» Given material
───
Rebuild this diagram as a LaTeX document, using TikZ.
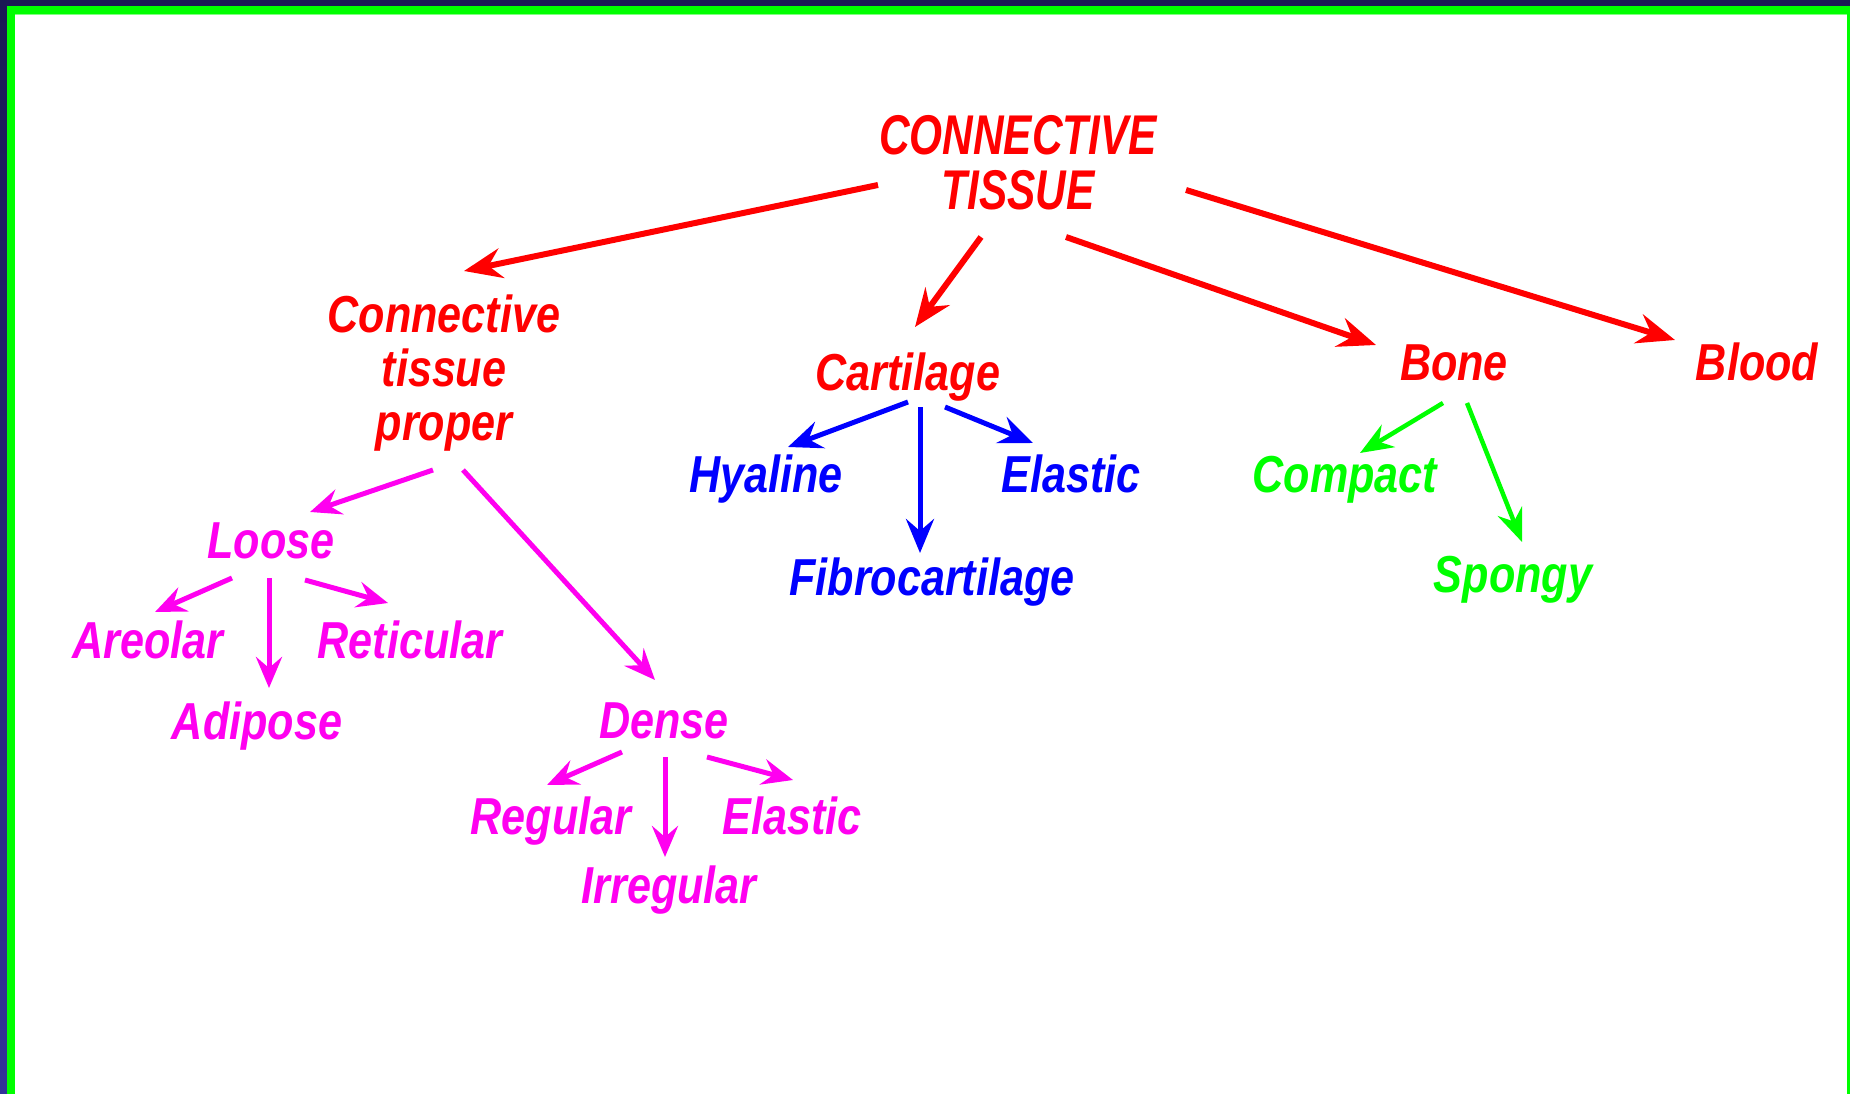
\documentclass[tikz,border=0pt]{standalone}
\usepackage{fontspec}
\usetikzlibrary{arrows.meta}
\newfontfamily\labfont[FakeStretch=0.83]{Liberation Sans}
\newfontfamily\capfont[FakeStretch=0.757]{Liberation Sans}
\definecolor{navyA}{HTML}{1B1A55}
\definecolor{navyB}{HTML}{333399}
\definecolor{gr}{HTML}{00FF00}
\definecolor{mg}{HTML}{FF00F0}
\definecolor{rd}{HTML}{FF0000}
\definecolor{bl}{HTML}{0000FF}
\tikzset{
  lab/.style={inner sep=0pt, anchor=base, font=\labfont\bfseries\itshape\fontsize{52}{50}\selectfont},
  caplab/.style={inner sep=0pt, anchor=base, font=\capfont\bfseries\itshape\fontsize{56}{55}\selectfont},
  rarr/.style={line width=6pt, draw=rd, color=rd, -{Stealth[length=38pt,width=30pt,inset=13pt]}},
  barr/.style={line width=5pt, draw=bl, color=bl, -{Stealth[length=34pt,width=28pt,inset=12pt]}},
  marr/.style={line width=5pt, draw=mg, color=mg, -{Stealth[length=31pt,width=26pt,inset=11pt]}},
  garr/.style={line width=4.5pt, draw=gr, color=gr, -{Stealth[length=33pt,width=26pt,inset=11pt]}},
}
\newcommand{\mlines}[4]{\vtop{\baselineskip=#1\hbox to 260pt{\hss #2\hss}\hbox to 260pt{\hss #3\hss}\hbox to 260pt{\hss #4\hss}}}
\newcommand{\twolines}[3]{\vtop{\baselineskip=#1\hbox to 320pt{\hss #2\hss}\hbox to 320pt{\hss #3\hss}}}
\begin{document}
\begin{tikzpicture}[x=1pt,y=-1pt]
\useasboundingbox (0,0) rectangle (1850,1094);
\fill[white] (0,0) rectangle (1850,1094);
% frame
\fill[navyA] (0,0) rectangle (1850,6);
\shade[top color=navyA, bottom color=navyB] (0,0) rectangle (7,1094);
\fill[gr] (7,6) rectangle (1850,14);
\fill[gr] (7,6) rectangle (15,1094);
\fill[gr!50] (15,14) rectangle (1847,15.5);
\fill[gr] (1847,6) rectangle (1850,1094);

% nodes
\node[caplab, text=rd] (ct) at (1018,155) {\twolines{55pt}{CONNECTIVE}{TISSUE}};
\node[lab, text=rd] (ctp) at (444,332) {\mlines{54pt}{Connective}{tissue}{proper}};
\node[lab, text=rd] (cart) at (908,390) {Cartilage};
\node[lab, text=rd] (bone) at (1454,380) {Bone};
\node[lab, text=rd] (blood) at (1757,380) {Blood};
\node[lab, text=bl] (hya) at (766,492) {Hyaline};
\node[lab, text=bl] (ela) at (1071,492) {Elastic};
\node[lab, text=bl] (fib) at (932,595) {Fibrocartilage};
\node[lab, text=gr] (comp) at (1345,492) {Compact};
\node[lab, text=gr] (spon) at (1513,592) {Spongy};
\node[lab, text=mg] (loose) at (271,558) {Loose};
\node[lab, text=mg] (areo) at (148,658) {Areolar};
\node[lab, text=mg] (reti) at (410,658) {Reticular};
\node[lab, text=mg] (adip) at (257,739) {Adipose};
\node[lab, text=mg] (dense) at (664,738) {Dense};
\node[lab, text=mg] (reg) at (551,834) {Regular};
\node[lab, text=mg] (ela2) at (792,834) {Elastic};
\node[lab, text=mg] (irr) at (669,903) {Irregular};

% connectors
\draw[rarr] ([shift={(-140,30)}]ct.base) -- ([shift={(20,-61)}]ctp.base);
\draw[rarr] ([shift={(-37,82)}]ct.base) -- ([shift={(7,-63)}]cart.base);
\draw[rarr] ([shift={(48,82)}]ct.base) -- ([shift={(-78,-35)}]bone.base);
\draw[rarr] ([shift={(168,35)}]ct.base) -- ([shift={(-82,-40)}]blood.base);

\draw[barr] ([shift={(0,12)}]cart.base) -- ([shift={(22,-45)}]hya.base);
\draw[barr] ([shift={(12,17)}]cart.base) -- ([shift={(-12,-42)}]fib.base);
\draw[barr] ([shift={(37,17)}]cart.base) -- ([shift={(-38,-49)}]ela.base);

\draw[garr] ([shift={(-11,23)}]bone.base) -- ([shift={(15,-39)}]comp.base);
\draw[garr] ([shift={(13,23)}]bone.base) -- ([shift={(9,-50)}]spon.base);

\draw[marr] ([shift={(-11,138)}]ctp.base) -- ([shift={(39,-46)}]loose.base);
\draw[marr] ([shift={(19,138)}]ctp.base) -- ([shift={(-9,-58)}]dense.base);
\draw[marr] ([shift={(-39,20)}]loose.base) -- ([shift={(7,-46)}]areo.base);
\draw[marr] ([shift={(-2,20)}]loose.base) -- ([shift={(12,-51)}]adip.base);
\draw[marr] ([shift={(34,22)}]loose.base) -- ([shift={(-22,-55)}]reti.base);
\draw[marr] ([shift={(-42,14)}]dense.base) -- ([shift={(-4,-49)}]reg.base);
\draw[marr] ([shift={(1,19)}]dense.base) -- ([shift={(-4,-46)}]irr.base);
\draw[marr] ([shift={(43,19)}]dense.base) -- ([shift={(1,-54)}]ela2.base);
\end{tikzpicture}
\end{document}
───
» What is asked
Set the data above down again exactly as given, with no pictures.

» Complete response
Rebuild this diagram as a LaTeX document, using TikZ.
\documentclass[tikz,border=0pt]{standalone}
\usepackage{fontspec}
\usetikzlibrary{arrows.meta}
\newfontfamily\labfont[FakeStretch=0.83]{Liberation Sans}
\newfontfamily\capfont[FakeStretch=0.757]{Liberation Sans}
\definecolor{navyA}{HTML}{1B1A55}
\definecolor{navyB}{HTML}{333399}
\definecolor{gr}{HTML}{00FF00}
\definecolor{mg}{HTML}{FF00F0}
\definecolor{rd}{HTML}{FF0000}
\definecolor{bl}{HTML}{0000FF}
\tikzset{
  lab/.style={inner sep=0pt, anchor=base, font=\labfont\bfseries\itshape\fontsize{52}{50}\selectfont},
  caplab/.style={inner sep=0pt, anchor=base, font=\capfont\bfseries\itshape\fontsize{56}{55}\selectfont},
  rarr/.style={line width=6pt, draw=rd, color=rd, -{Stealth[length=38pt,width=30pt,inset=13pt]}},
  barr/.style={line width=5pt, draw=bl, color=bl, -{Stealth[length=34pt,width=28pt,inset=12pt]}},
  marr/.style={line width=5pt, draw=mg, color=mg, -{Stealth[length=31pt,width=26pt,inset=11pt]}},
  garr/.style={line width=4.5pt, draw=gr, color=gr, -{Stealth[length=33pt,width=26pt,inset=11pt]}},
}
\newcommand{\mlines}[4]{\vtop{\baselineskip=#1\hbox to 260pt{\hss #2\hss}\hbox to 260pt{\hss #3\hss}\hbox to 260pt{\hss #4\hss}}}
\newcommand{\twolines}[3]{\vtop{\baselineskip=#1\hbox to 320pt{\hss #2\hss}\hbox to 320pt{\hss #3\hss}}}
\begin{document}
\begin{tikzpicture}[x=1pt,y=-1pt]
\useasboundingbox (0,0) rectangle (1850,1094);
\fill[white] (0,0) rectangle (1850,1094);
% frame
\fill[navyA] (0,0) rectangle (1850,6);
\shade[top color=navyA, bottom color=navyB] (0,0) rectangle (7,1094);
\fill[gr] (7,6) rectangle (1850,14);
\fill[gr] (7,6) rectangle (15,1094);
\fill[gr!50] (15,14) rectangle (1847,15.5);
\fill[gr] (1847,6) rectangle (1850,1094);

% nodes
\node[caplab, text=rd] (ct) at (1018,155) {\twolines{55pt}{CONNECTIVE}{TISSUE}};
\node[lab, text=rd] (ctp) at (444,332) {\mlines{54pt}{Connective}{tissue}{proper}};
\node[lab, text=rd] (cart) at (908,390) {Cartilage};
\node[lab, text=rd] (bone) at (1454,380) {Bone};
\node[lab, text=rd] (blood) at (1757,380) {Blood};
\node[lab, text=bl] (hya) at (766,492) {Hyaline};
\node[lab, text=bl] (ela) at (1071,492) {Elastic};
\node[lab, text=bl] (fib) at (932,595) {Fibrocartilage};
\node[lab, text=gr] (comp) at (1345,492) {Compact};
\node[lab, text=gr] (spon) at (1513,592) {Spongy};
\node[lab, text=mg] (loose) at (271,558) {Loose};
\node[lab, text=mg] (areo) at (148,658) {Areolar};
\node[lab, text=mg] (reti) at (410,658) {Reticular};
\node[lab, text=mg] (adip) at (257,739) {Adipose};
\node[lab, text=mg] (dense) at (664,738) {Dense};
\node[lab, text=mg] (reg) at (551,834) {Regular};
\node[lab, text=mg] (ela2) at (792,834) {Elastic};
\node[lab, text=mg] (irr) at (669,903) {Irregular};

% connectors
\draw[rarr] ([shift={(-140,30)}]ct.base) -- ([shift={(20,-61)}]ctp.base);
\draw[rarr] ([shift={(-37,82)}]ct.base) -- ([shift={(7,-63)}]cart.base);
\draw[rarr] ([shift={(48,82)}]ct.base) -- ([shift={(-78,-35)}]bone.base);
\draw[rarr] ([shift={(168,35)}]ct.base) -- ([shift={(-82,-40)}]blood.base);

\draw[barr] ([shift={(0,12)}]cart.base) -- ([shift={(22,-45)}]hya.base);
\draw[barr] ([shift={(12,17)}]cart.base) -- ([shift={(-12,-42)}]fib.base);
\draw[barr] ([shift={(37,17)}]cart.base) -- ([shift={(-38,-49)}]ela.base);

\draw[garr] ([shift={(-11,23)}]bone.base) -- ([shift={(15,-39)}]comp.base);
\draw[garr] ([shift={(13,23)}]bone.base) -- ([shift={(9,-50)}]spon.base);

\draw[marr] ([shift={(-11,138)}]ctp.base) -- ([shift={(39,-46)}]loose.base);
\draw[marr] ([shift={(19,138)}]ctp.base) -- ([shift={(-9,-58)}]dense.base);
\draw[marr] ([shift={(-39,20)}]loose.base) -- ([shift={(7,-46)}]areo.base);
\draw[marr] ([shift={(-2,20)}]loose.base) -- ([shift={(12,-51)}]adip.base);
\draw[marr] ([shift={(34,22)}]loose.base) -- ([shift={(-22,-55)}]reti.base);
\draw[marr] ([shift={(-42,14)}]dense.base) -- ([shift={(-4,-49)}]reg.base);
\draw[marr] ([shift={(1,19)}]dense.base) -- ([shift={(-4,-46)}]irr.base);
\draw[marr] ([shift={(43,19)}]dense.base) -- ([shift={(1,-54)}]ela2.base);
\end{tikzpicture}
\end{document}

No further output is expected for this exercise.